For these types of dishes, try a dry Italian white wine such as a Vernacchia or Gavi. These wines have a significant level of acidic and medium bodies, but they’re low in tannins compared to reds.
Try a bottle of Sono Montenidoli Fiore from the Italian Vernaccia di San Gimignano DOCG. This wine has a crisp, zesty flavor with notes of lemon and herbs. Especially in the United States, many wine lovers aren’t aware of this, so you can add an interesting tidbit to dinner conversation (especially if you mention the iconic towers of the city of San Gimignano where the wine comes form). And with 21 USD per bottle, it’s also affordable.

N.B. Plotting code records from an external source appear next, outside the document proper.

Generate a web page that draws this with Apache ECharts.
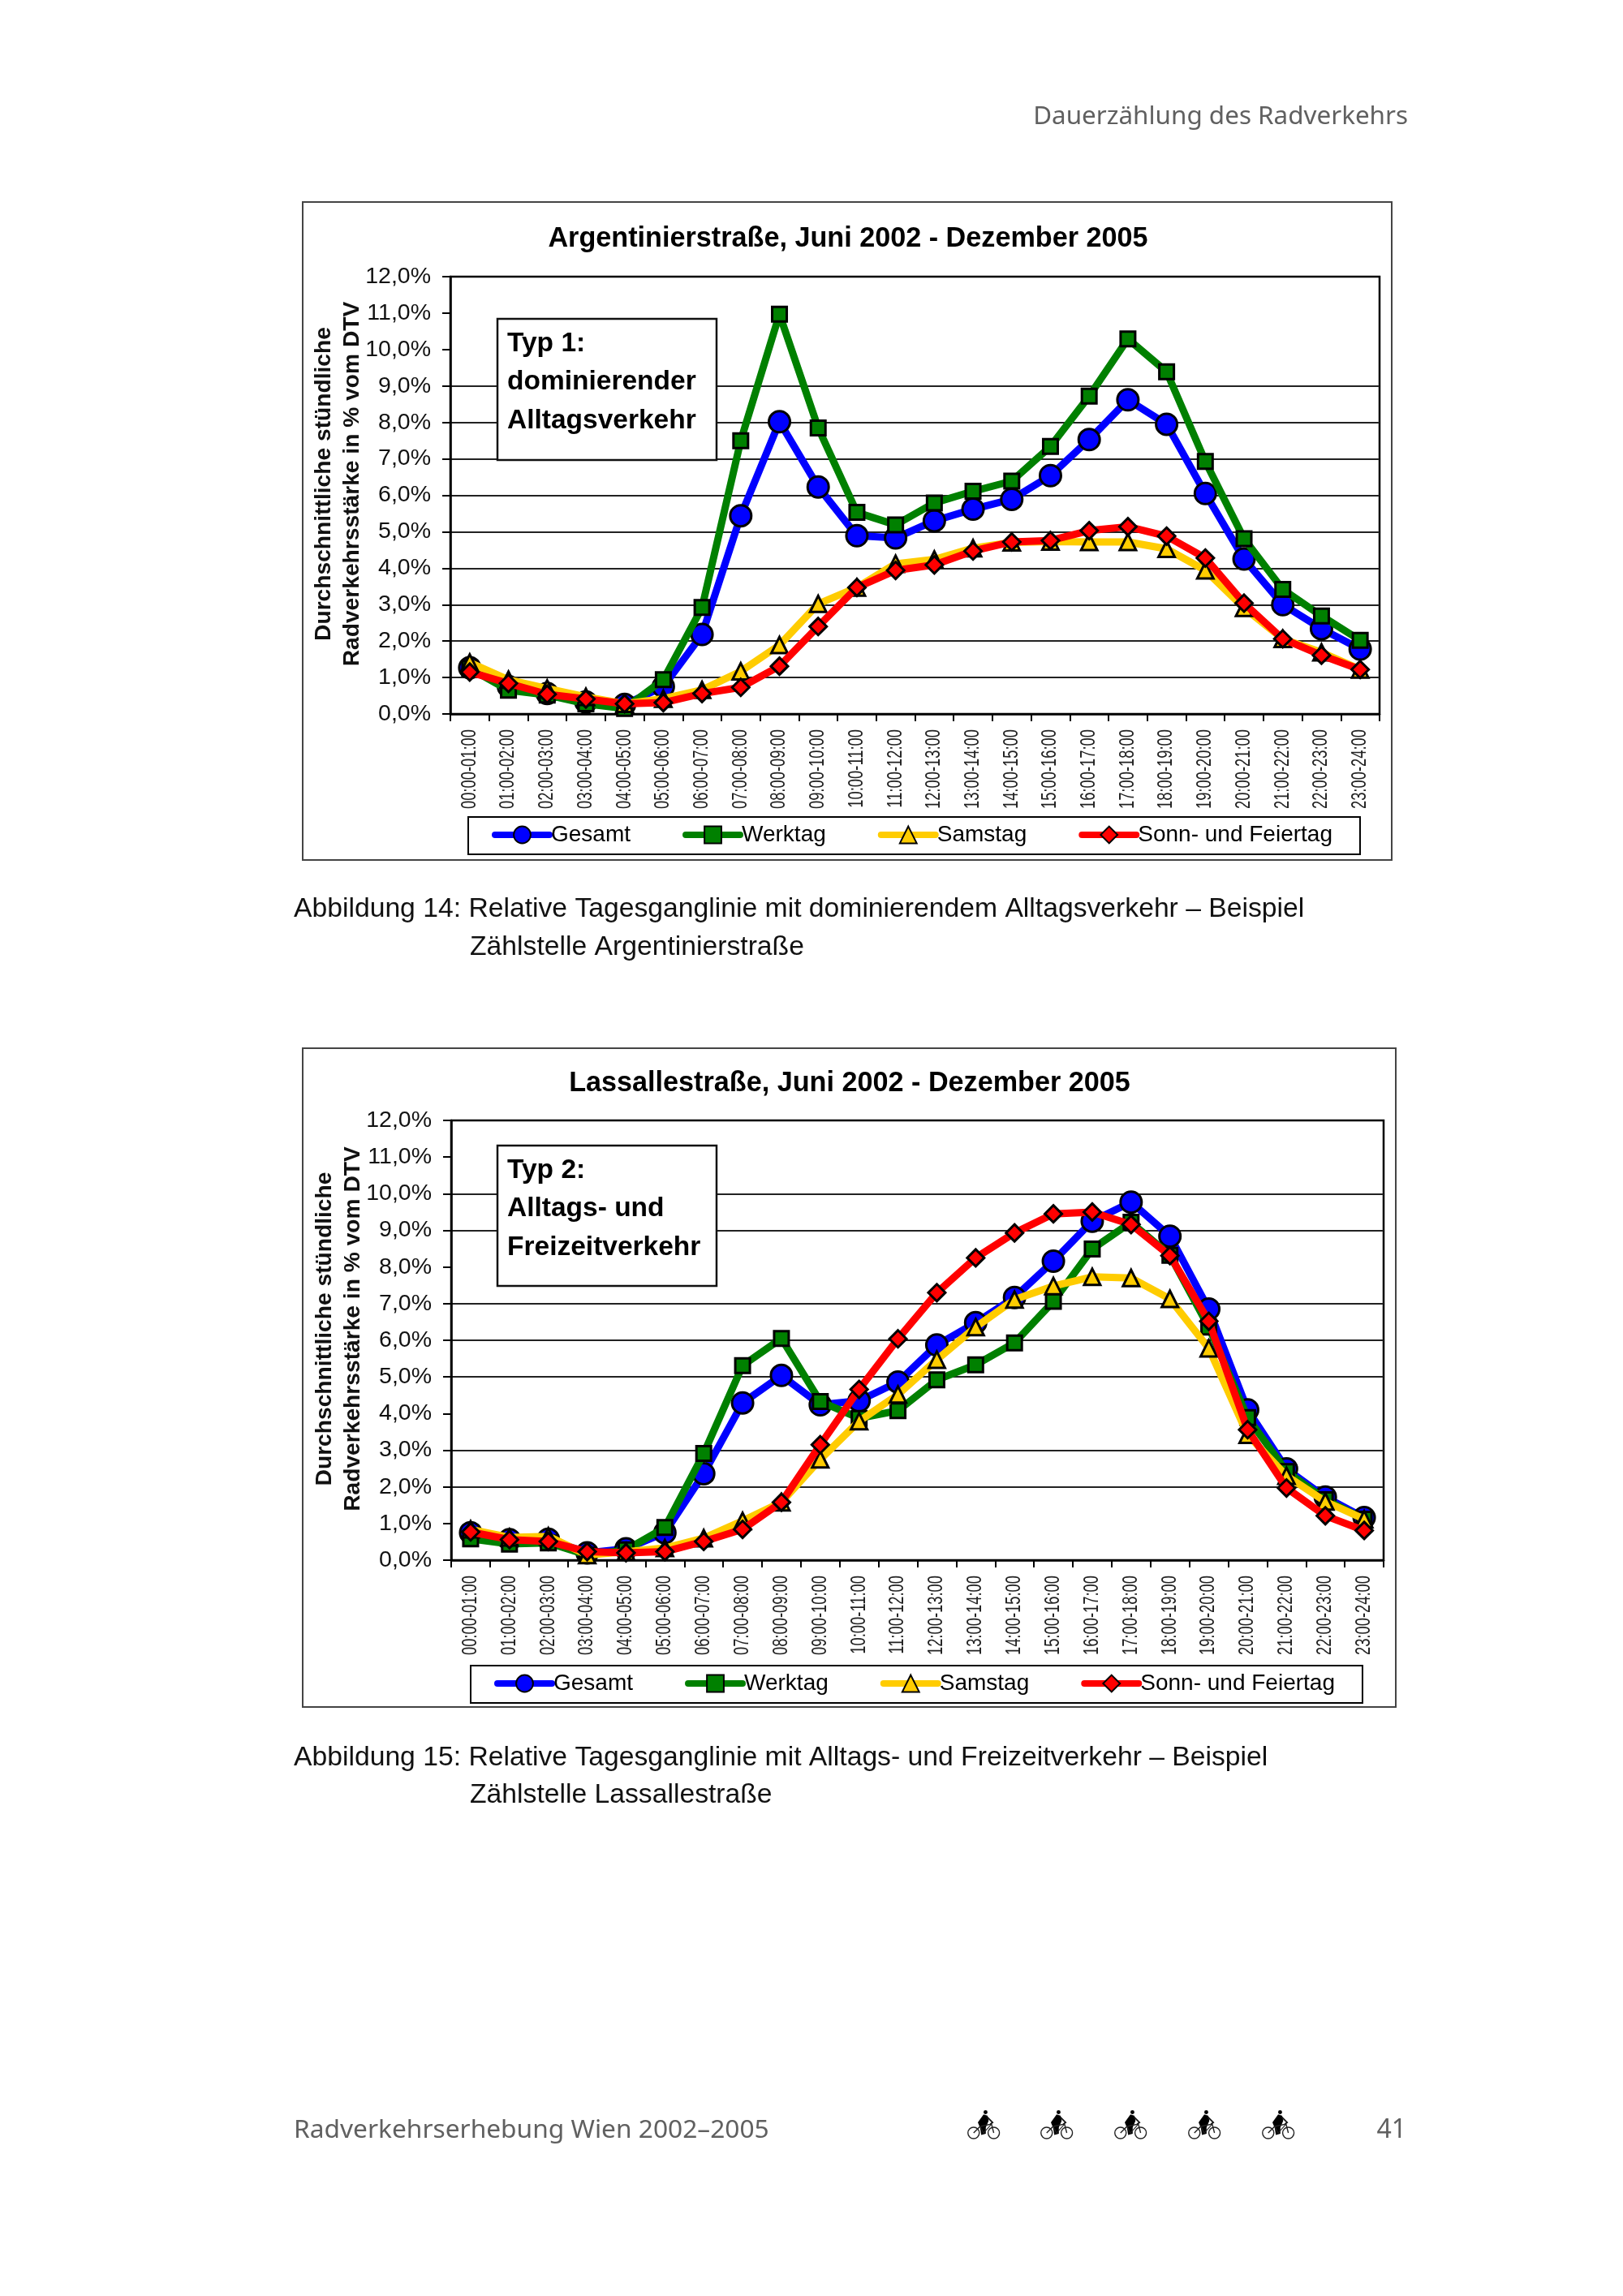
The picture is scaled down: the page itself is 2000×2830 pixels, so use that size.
<!DOCTYPE html>
<html><head><meta charset="utf-8">
<script src="https://cdn.jsdelivr.net/npm/echarts@6/dist/echarts.min.js"></script>
<style>html,body{margin:0;padding:0;background:#fff}#c{width:2000px;height:2830px}</style>
</head><body><div id="c"></div>
<script>
const hours = ["00:00-01:00","01:00-02:00","02:00-03:00","03:00-04:00","04:00-05:00","05:00-06:00","06:00-07:00","07:00-08:00","08:00-09:00","09:00-10:00","10:00-11:00","11:00-12:00","12:00-13:00","13:00-14:00","14:00-15:00","15:00-16:00","16:00-17:00","17:00-18:00","18:00-19:00","19:00-20:00","20:00-21:00","21:00-22:00","22:00-23:00","23:00-24:00"];
const seriesNames = ["Gesamt","Werktag","Samstag","Sonn- und Feiertag"];
const argGesamt  = [1.27,0.75,0.56,0.33,0.26,0.75,2.18,5.44,8.02,6.23,4.89,4.83,5.30,5.62,5.89,6.54,7.53,8.62,7.95,6.05,4.25,3.00,2.34,1.78];
const argWerktag = [1.25,0.65,0.52,0.28,0.15,0.94,2.92,7.50,10.97,7.85,5.53,5.19,5.79,6.11,6.39,7.34,8.72,10.29,9.39,6.93,4.81,3.42,2.69,2.02];
const argSamstag = [1.41,0.94,0.70,0.47,0.28,0.42,0.66,1.17,1.89,3.02,3.47,4.12,4.24,4.55,4.71,4.73,4.72,4.72,4.53,3.94,2.91,2.06,1.69,1.22];
const argSonntag = [1.15,0.84,0.54,0.41,0.28,0.31,0.56,0.73,1.31,2.40,3.47,3.94,4.09,4.47,4.72,4.76,5.03,5.14,4.88,4.28,3.04,2.06,1.61,1.22];
const lasGesamt  = [0.75,0.56,0.57,0.20,0.31,0.75,2.36,4.29,5.04,4.24,4.35,4.86,5.87,6.48,7.17,8.16,9.25,9.77,8.84,6.85,4.10,2.49,1.72,1.16];
const lasWerktag = [0.58,0.44,0.47,0.14,0.28,0.89,2.91,5.31,6.05,4.33,3.87,4.08,4.92,5.33,5.93,7.06,8.49,9.22,8.32,6.36,3.89,2.42,1.65,1.12];
const lasSamstag = [0.84,0.62,0.65,0.14,0.23,0.33,0.60,1.07,1.58,2.75,3.79,4.52,5.47,6.36,7.11,7.48,7.73,7.70,7.13,5.78,3.42,2.30,1.60,1.12];
const lasSonntag = [0.77,0.56,0.51,0.23,0.20,0.23,0.51,0.84,1.58,3.15,4.66,6.04,7.30,8.25,8.93,9.45,9.50,9.16,8.31,6.52,3.56,1.97,1.21,0.81];
const argData = [argGesamt,argWerktag,argSamstag,argSonntag];
const lasData = [lasGesamt,lasWerktag,lasSamstag,lasSonntag];
const colors = ["#0000FF","#008000","#FFCC00","#FF0000"];
const symbols = ["circle","rect","triangle","diamond"];
const symbolSizes = [26,18,20,21];
const F = "'Liberation Sans', Arial, sans-serif";
const FD = "'Noto Sans', sans-serif";
const grid0 = "#222", none = "rgba(0,0,0,0)";
const panels = [
  {title:"Argentinierstraße, Juni 2002 - Dezember 2005", titleX:1045, titleY:278, data:argData,
   grid:{left:555,top:341,width:1145,height:539},
   frame:[373,249,1342,811], box:[613,393,270,174], boxText:"Typ 1:\ndominierender\nAlltagsverkehr",
   legend:[577,1007],
   gridVis:[0,1,1,1,1,1,1,1,1,1,0,0,0]},
  {title:"Lassallestraße, Juni 2002 - Dezember 2005", titleX:1047, titleY:1319, data:lasData,
   grid:{left:556,top:1381,width:1149,height:542},
   frame:[373,1292,1347,812], box:[613,1412,270,173], boxText:"Typ 2:\nAlltags- und\nFreizeitverkehr",
   legend:[580,2053],
   gridVis:[0,0,1,1,0,1,1,1,0,1,1,0,0]}
];
const yName = "Durchschnittliche stündliche\nRadverkehrsstärke in % vom DTV";
const texts = [
 {t:"Dauerzählung des Radverkehrs", x:1735,y:144, align:"right", f:FD, s:31.4, c:"#606060"},
 {t:"Abbildung 14: Relative Tagesganglinie mit dominierendem Alltagsverkehr – Beispiel", x:362,y:1121,align:"left",f:F,s:33.7,c:"#111"},
 {t:"Zählstelle Argentinierstraße", x:579,y:1168,align:"left",f:F,s:33.7,c:"#111"},
 {t:"Abbildung 15: Relative Tagesganglinie mit Alltags- und Freizeitverkehr – Beispiel", x:362,y:2167,align:"left",f:F,s:33.7,c:"#111"},
 {t:"Zählstelle Lassallestraße", x:579,y:2213,align:"left",f:F,s:33.7,c:"#111"},
 {t:"Radverkehrserhebung Wien 2002–2005", x:362,y:2626,align:"left",f:FD,s:31.7,c:"#606060"},
 {t:"41", x:1733,y:2626,align:"right",f:FD,s:32,c:"#606060"}
];
const bikeX = [1212,1302,1393,1484,1575];

function bike(cx){
  return {type:"group", x:cx-68/2.86, y:2629-115/2.86, scaleX:1/2.86, scaleY:1/2.86, z:10, children:[
    {type:"circle",shape:{cx:33,cy:115,r:20},style:{fill:null,stroke:"#222",lineWidth:4}},
    {type:"circle",shape:{cx:104,cy:115,r:20},style:{fill:null,stroke:"#222",lineWidth:4}},
    {type:"circle",shape:{cx:75,cy:42,r:7},style:{fill:"#000"}},
    {type:"polygon",shape:{points:[[68,50],[82,54],[86,72],[76,96],[76,118],[60,122],[56,98],[48,78]]},style:{fill:"#000"}},
    {type:"polyline",shape:{points:[[33,115],[56,92],[96,84],[104,115]]},style:{fill:null,stroke:"#222",lineWidth:4}},
    {type:"polyline",shape:{points:[[80,58],[100,78],[92,84]]},style:{fill:null,stroke:"#111",lineWidth:5}},
    {type:"polyline",shape:{points:[[56,92],[68,115],[96,84]]},style:{fill:null,stroke:"#222",lineWidth:3}}
  ]};
}

const option = {animation:false, backgroundColor:"#fff",
  title:[], legend:[], grid:[], xAxis:[], yAxis:[], series:[], graphic:{elements:[]}};
const G = option.graphic.elements;

panels.forEach((p,i)=>{
  option.title.push({text:p.title,left:p.titleX,top:p.titleY,textAlign:"center",padding:0,
    textStyle:{fontFamily:F,fontWeight:"bold",fontSize:34.2,color:"#000"}});
  option.grid.push(Object.assign({show:true,borderColor:"#000",borderWidth:2.5,backgroundColor:"#fff"},p.grid));
  option.xAxis.push({type:"category",gridIndex:i,data:hours,boundaryGap:true,
    axisLine:{lineStyle:{color:"#000",width:2.5}},
    axisTick:{show:true,alignWithLabel:false,length:9,lineStyle:{color:"#000",width:2}},
    axisLabel:{interval:0,rotate:90,margin:19,fontFamily:"'Liberation Sans'",fontSize:25,color:"#222"},
    splitLine:{show:false}});
  option.yAxis.push({type:"value",gridIndex:i,min:0,max:12,interval:1,
    axisLine:{show:true,lineStyle:{color:"#000",width:2.5}},
    axisTick:{show:true,length:10,lineStyle:{color:"#000",width:2}},
    axisLabel:{margin:24,fontFamily:F,fontSize:28.5,color:"#111",formatter:v=>v.toFixed(1).replace(".",",")+"%"},
    splitLine:{show:true,lineStyle:{color:p.gridVis.map(v=>v?grid0:none),width:2}},
    name:yName,nameLocation:"middle",nameRotate:90,nameGap:103,nameMoveOverlap:false,
    nameTextStyle:{fontFamily:F,fontWeight:"bold",fontSize:28.2,lineHeight:35,color:"#111",align:"center",padding:[0,0,0,28]}});
  seriesNames.forEach((n,k)=>{
    option.series.push({type:"line",name:n,xAxisIndex:i,yAxisIndex:i,data:p.data[k],z:2+k,
      symbol:symbols[k],symbolSize:symbolSizes[k],showSymbol:true,showAllSymbol:true,smooth:false,
      lineStyle:{color:colors[k],width:9,cap:"round",join:"round"},
      itemStyle:{color:colors[k],borderColor:"#000",borderWidth:3,opacity:1},
      emphasis:{disabled:true}});
  });
  option.legend.push({left:p.legend[0],top:p.legend[1],orient:"horizontal",data:seriesNames,
    padding:[8,34,10,29],itemWidth:67,itemHeight:26,itemGap:64,borderColor:"#000",borderWidth:2,
    backgroundColor:"#fff",lineStyle:{width:8,cap:"round"},
    textStyle:{fontFamily:F,fontSize:28,color:"#000",padding:[0,0,0,-3]}});
  G.push({type:"rect",z:1,shape:{x:p.frame[0],y:p.frame[1],width:p.frame[2],height:p.frame[3]},
    style:{fill:null,stroke:"#444",lineWidth:2}});
  G.push({type:"rect",z:1,shape:{x:p.box[0],y:p.box[1],width:p.box[2],height:p.box[3]},
    style:{fill:"#fff",stroke:"#111",lineWidth:2.5}});
  G.push({type:"text",z:2,x:p.box[0]+12,y:p.box[1]+7,
    style:{text:p.boxText,font:"bold 33.5px "+F,lineHeight:47.5,fill:"#000",textAlign:"left",textVerticalAlign:"top"}});
});
texts.forEach(t=>G.push({type:"text",z:10,x:t.x,y:t.y,
  style:{text:t.t,font:t.s+"px "+t.f,fill:t.c,textAlign:t.align,textVerticalAlign:"middle"}}));
bikeX.forEach(x=>G.push(bike(x)));

const chart = echarts.init(document.getElementById("c"),null,{renderer:"canvas",width:2000,height:2830});
chart.setOption(option);
// The reference's hour labels are horizontally condensed: squeeze them along their reading direction.
const zr = chart.getZr();
zr.storage.traverse(el=>{
  if(el.style && hours.includes(el.style.text)){ el.scaleX = 0.735; el.markRedraw(); }
});
zr.refreshImmediately();
</script></body></html>
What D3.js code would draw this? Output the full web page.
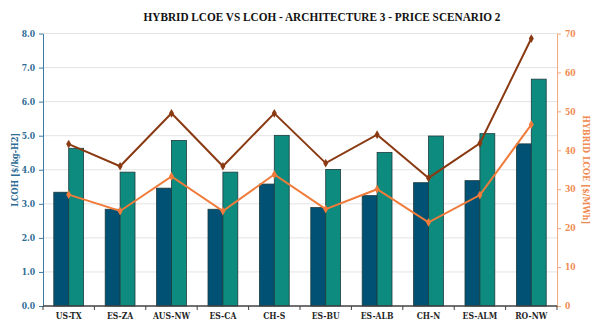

If your recipe is heavy in the mushroom side, consider a lighter-bodied and low-tannin red such as a Pinot Noir such as the Arterberry Maresh Old Vines Pinot Noir from the Dundee Hills AVA in Oregon. At around $45 a bottle, it’s a little more expensive than most other best value bottles. But with its bright color, red fruit flavors, and elegant tannins, it’s but well worth the price.ce.
Chicken Lasagna and Wine
Chicken lasagna is typically a white sauce-based lasagna that is mild in flavor but very creamy and cheesy. Serve this dish with a bolder white wine like an Oaked Chardonnay from California or South America. A Vermentino is a great pairing too. For instance, the Cantina LaSelva Vermentino Maremma Toscana 2018 comes with flavors of white fruits and bright acidity that can cut through the creamy texture of the lasagna.
If your chicken lasagna recipe happens to use a red sauce, you may consider a stronger red wine, such as the earlier mentioned Chianti or a Merlot. For the latter, consider Laimburg Merlot Riserva Alto Adige from the Italian region of Südtirol. It has a tremendous fruity sweetness with notes of mint and basil and a chocolate finish. 17 USD per bottle is a fair price for this red wine.
Asparagus Lasagna and Wine
Asparagus lasagnas tend to vary dramatically from the traditional preparation. They include ingredients such as sun-dried tomatoes or pancetta instead of the traditional red sauce. For these lasagnas, you have to find a match for the creamy sauce or the accent flavors like the sun-dried tomatoes or pancetta rather than for the asparagus.
For these intense flavors, consider pairing the meal with an acidic wine to help clean the mouth after each bite. Wines such as a Pinot Grigio or a Verdicchio might do very well.
For a Pinot Grigio, try a bottle of Elena Walch Castel Ringberg Pinot Grigio from the Italian Alto Adige DOC. This wine has flavor notes of ripe pears and lime blossoms, with creamy fullness and density. Thankfully, even high-quality Pinot Grigios are fairly well priced. Expect to pay about 25 USD per bottle. Be aware of low-cost bottles. They’re often of minor quality and fail to represent the varietal’s qualities.
A Verdicchio wine that matches Asparagus lasagna is Sartarelli Tralivio Classico Superiore from the Verdicchio dei Castelli di Jesi DOCG in Italy. It offers flavor of straw, apple blossom, and light spice. You can buy it for about 17 USD.
Mozzarella Lasagna and Wine
Mozzarella lasagna differs from traditional lasagna in one specific aspect: It doesn’t contain ricotta or bechamel sauce and instead uses only Mozzarella. Typically, these types of lasagna still have a meat sauce or ragu, which provide the flavor you want to compliment with your wine pairing. However, if you’re open to experimenting with different wine flavors, try an Aglianico wine from Southern Italy. When young, it’s strong in tannins and acidity and has a full body. Older vintages will yield a smoother wine.
Try a bottle of Mustilli’ Cesco di Nece’ Aglianico Sannio Sant’Agata dei Goti. This deep-colored red wine from Campania in Italy offers musky berry flavors and costs between 15 and 20 USD.
No matter what style of lasagna you hope to make or order at your next dinner, there’s a wine that will pair beautifully. With a little upfront research, you can make sure that your wine compliments and accentuates your meal’s flavor profile.